Imperfect Health

I’m jumping off the ship.  I’m changing course from my alternative health colleagues, gurus, and specialists.   After years of promoting a concept of ideal health and telling patients and friends how they can increase their healthiness, I am changing my tune and simply stating, “I don’t like the idea of perfect health.”

For years, I’ve been trying to wrap my head around the concept of health.  What is it?  When I say I’m healthy what does that mean?  Does it mean that I don’t have any cells in my body that are not working correctly or does it mean that when cells don’t function properly that they are discarded and replaced by new cells?  Is health the absence of symptoms?  Does health truly exist?  Is health one of those Buddhist koans where asking “What is health?” is like asking “What is the sound of one hand clapping?”

In 1948, the World Health Organization defined health as: “a state of complete physical, mental, and social well-being and not merely the absence of disease or infirmity.”   Unfortunately, this resulted with many people feeling deflated.  They accurately deduced that by holding such a definition no one was ever going to be pronounced healthy.

Working in a wholistic health model for 9 years, I have been bombarded by the dogma of perfect health.  Images and rhetoric of wellness, exercise, nutrition, longevity and everything organic have passed my way in the name of good or perfect health.  This rhetotric has saturated my culture.  We have preoccupied our minds with healthier looking skin, stronger  muscles, perfect cholesterol and blood pressure scores, and even the “perfect spine.”    And, in my opinion, herein lies the subtle thief.  The pursuit of perfect health can be very unhealthy.    This definition may drive us to the obsessive pursuit of an unattainable goal.  What is the result of such a belief?

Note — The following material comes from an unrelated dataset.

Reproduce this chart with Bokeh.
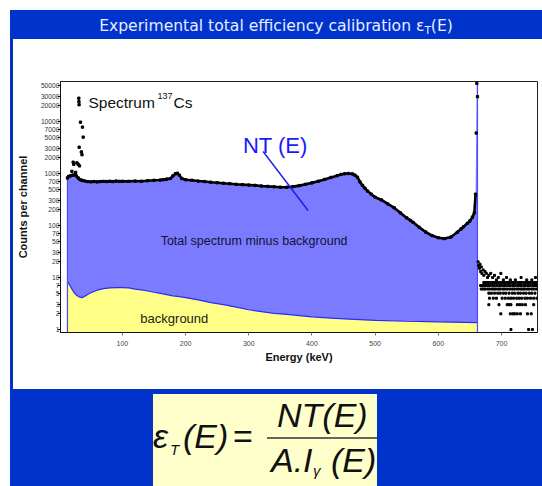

I am dropping this pursuit because  I don’t like the way it feels.  One can never measure up to this model.  It is much the same way a young girl might start thinking she is insufficient if she is not 5′ 11” and 110 lbs.  The pursuit of perfect health may become an obsessive disorder- plagued by insecurities, guilty thoughts, and binge outings.   In my experience, I found this obsession, ironically,  to be unhealthy!  So here are a few suggestions about health that I have found to work for me.

First:

Health is a only a tool.

Maybe this is why the WHO, almost 50 years later, changed its definition to the following:

a resource for everyday life, not the objective of living. Health is a positive concept emphasizing social and personal resources, as well as physical capacities.”

I like this definition.  It helps me to keep perspective.  Health is a tool, not the pursuit.  Making health the reason for living may be a slippery slope.  It is like putting the cart before the horse. We end up serving the “ideal of health” instead of having health serve us.

Second, I believe health to also be about…

Balance

A balanced posture.  A balance of nutritional intake.  A balanced spine and nervous system.  Balance between your cells and your tissues and your organs.  And, maybe most of all, a balanced perspective. These are all attributes of what it means to me to be healthy.  Sacrificing the health of one aspect of us- such as our mind and spirit, for the sake of another aspect of us, such as our body, is not balanced and not healthy.  It reminds me of the young athlete taking steroids to increase their strength at the expense of their liver and reproductive organs.

And so, third, health to me is…

that which collectively empowers the body, mind, and spirit.

Run if you want to run.  Exercise if you want to exercise.  Eat kale if you want to eat kale.  Meditate if you want to meditate.  And sleep if you want to sleep.  All of these things have been shown to have many positive health benefits.  But if you are doing it because you “should” (a cultural dictum) or because you believe the ideal of perfect health is right around the corner (Nirvana), then I caution you.  You may be doing more harm than health to your mind and spirit.  And how healthy would that be?

It may be more healthy to eat a Twinkie and be happy than to refrain from eating it in a spirit of rigid self -loathing.